None of this is to say that this type of behavior was the norm for the throngs of people at the Parade.
There were very polite people who saw me and moved when they needed to, who would offer to walk in front of me to part the seas, who were friendly and jocund, and who would (with their family and friends) make a way when there was none for me otherwise because, “Baby, it’s the holidays! Don’t they know Santa is watching?!” In fact, most of the people I encountered didn’t give me a second glance but also didn’t give me any reason to feel uncomfortable. Those who were gracious and lovely were almost as prevalent as those who made me feel uncomfortable and unsafe, but it was those bad eggs whose behavior ruled my experience.
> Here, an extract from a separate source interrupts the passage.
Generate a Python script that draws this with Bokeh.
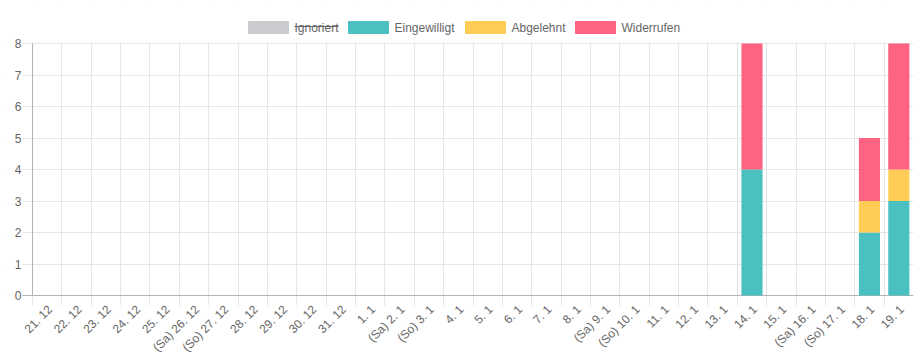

To be completely honest, I have never felt so claustrophobic and anxious in my life. It is already uncomfortable to have gone from being 5’9″ flat-footed and over 6′ in heels (which I love to wear more than is reasonable) to sitting at the level of my own little tush when I’m that flat-footed me. To be pushed around, slammed into, ignored, backed into a corner, and glared at was uncomfortable enough to make me wonder if I was ever even remotely like those people.
So here is my request for you:
Don’t be one of those toads that made me wish I hadn’t gone out, be one of those lovely people that made me glad I did.
And please, don’t park in the handicapped spots. It’s just about the only thing we get that you don’t get but want. Let us have them!
If you have two legs that work, use them. There are plenty of us who would trade if we could.